ARM > Efficient C for ARM > Local Variable Types
Example
This example code calculates a simple checksum on a packet of 64 words:
int checksum1(const int *data)
{
char i;
int sum = 0;
for (i = 0; i < 64; i++)
sum += data[i];
return sum;
}
Let’s look at the annotated compiler output:
checksum1
MOV r2,r0 ; R2 = data
MOV r0,#0 ; sum = 0
MOV r1,#0 ; i = 0
loop
LDR r3,[r2,r1,LSL #2] ; R3 = data[i]
ADD r1,r1,#1 ; R1 = i+1
AND r1,r1,#0xff ; i = (char)R1 *** UNNECESSARY ***
CMP r1,#0x40 ; compare i to 64
ADD r0,r3,r0 ; sum += R3
BCC loop ; if (i<64) loop
MOV pc,r14 ; return sum
The compiler is emitting an AND r1,r1,#0xff
instruction even though it should know that i
never exceeds 64. If we change i
from char
to unsigned int
the AND
disappears: it’s no longer necessary to account for wrap-around.
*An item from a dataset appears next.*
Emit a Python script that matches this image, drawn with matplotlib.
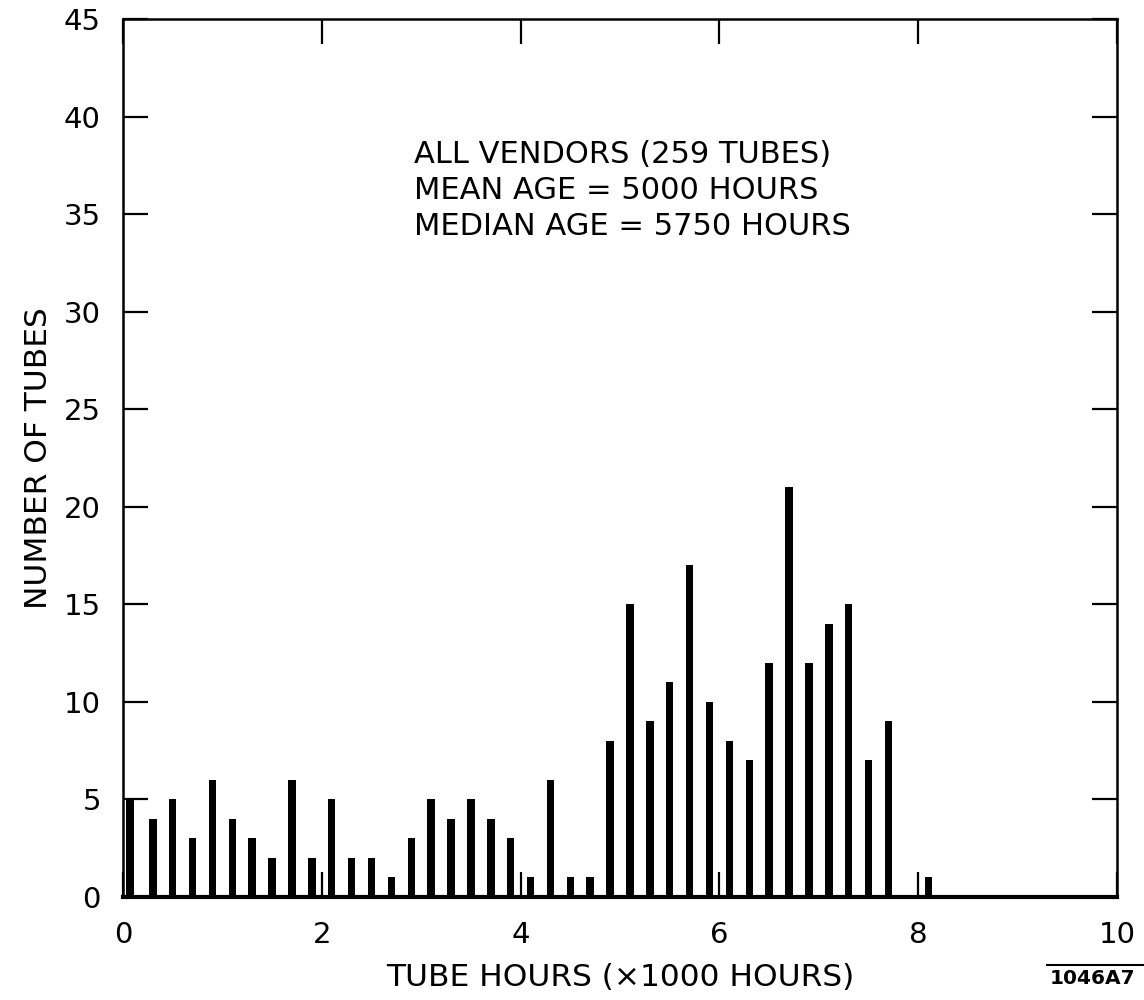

Remember that this isn’t just a saving of one instruction or cycle. It saves 64 instructions: one for each iteration.
This is an inner loop. Optimisations to inner loops are highly beneficial.
Remarks
You might think char
is an efficient choice for i
; using less stack space or register space than an int
might. On the ARM, this is wrong:
- Stack entries are at least 32 bits wide.
- Registers are 32 bits wide.
To compute the modification of i
correctly the compiler must account for the case where i
will wrap around which you get for ‘free’ with int
, but not with char
.